Produced sometime between 1927 and 1935, Snow on Lushan Mountain, in which many of the original cast were high-ranking military officials, is considered China's first "red drama." It was among the many revolutionary dramas that were staged by the Chinese Communist Party at its revolutionary base in Jiangxi Province.

Chinese drama reached a peak in July 1934 when Thunderstorm was published in a literature journal. The author, Cao Yu, who later became China's most renowned drama artist, was just 22 at the time and the play was his debut drama work. It's estimated that Thunderstorm is the most performed play in China. Chinese filmmaker Titan Zhang Yimou borrowed the story and made it into the blockbuster movie Curse of the Golden Flower in 2006.

Set in the early 20th century in China, the play chronicles the intriguing relationship among members of a large, well-off family. Cao Yu, influenced by ancient Greek tragedies and Norwegian playwright Henrik Ibsen, told a soul-touching story about eight characters from two families over the course of one day, looking deep into human nature.

Modern drama was used as a spiritual weapon to boost patriotism during the War of Resistance Against Japanese Aggression in the 1930s and 1940s, as the art form is easy to understand. Artists like Guo Moruo performed one-act plays such as Drop Your Whip, which told a story of the struggle between a father and daughter in an area occupied by the Japanese.

Chinese modern drama was revived after the founding of the People's Republic of China in 1949. Various theaters and drama institutes were established to explore stage art, which they were unable to do during wartime. Also, the Stanislavsky System, an approach to acting developed by Russian director Konstantin Stanislavsky, was introduced to China to guide Chinese drama.

In 1950, Lao She, one of China's greatest writers and dramatists wrote a play script called Dragon's Beard Ditch. In the same year, Jiao Juyin, a famous director and drama theorist, directed Dragon's Beard Ditch for the Beijing People's Art Theater. With its vivid characters and local flavor the play proved popular with audiences.

Jiao stressed the importance of examining life. For him, "psychological experience" and realistic acting were indispensable to a good performance.

In 1957, Lao She wrote the three-act masterpiece Teahouse. The drama is set in a typical old Beijing teahouse and follows the lives of the owner and his customers through three stages of modern Chinese history. The play spans 50 years and has a cast of over 60 characters drawn from all levels of society, reflecting the changes that have taken place in Chinese society.

Much of the play's strength and appeal lay in Lao She's masterful recreation of the characters and language of the streets of old Beijing, but at its core is his vision, his unerring choice of significant detail, and his familiarity with the old society he was describing, with its strengths, weaknesses and ironies. It is this which carries Teahouse beyond the borders of social criticism and makes it a complex and living work of art.
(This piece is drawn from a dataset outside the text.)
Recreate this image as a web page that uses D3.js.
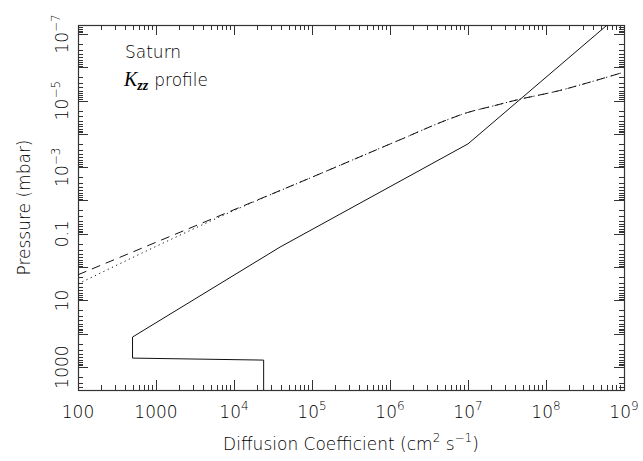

The play was invited to be staged in Europe in September 1980, the first time the Chinese drama traveled abroad. Afterwards it played in Japan, Canada and the United States, where on one occasion it was staged in English.

Chinese drama almost disappeared from the stage during the calamitous Cultural Revolution (1966-76), with many talented actors, writers and director, including Lao She, persecuted or killed.

New era

Two years after the Cultural Revolution ended In the Silence was staged in Shanghai. The play reflected the true story of the Chinese people commemorating Zhou Enlai, the country's former premier who died in 1976 and condemning the Gang of Four, a group of leaders who were arrested and removed from their positions in 1976, following the death of Mao Zedong, and were primarily blamed for the events of the Cultural Revolution.

The same year another play, The Song of Loyalty, starring Yu Shizhi, who also played the hero in Teahouse, provoked strong reactions.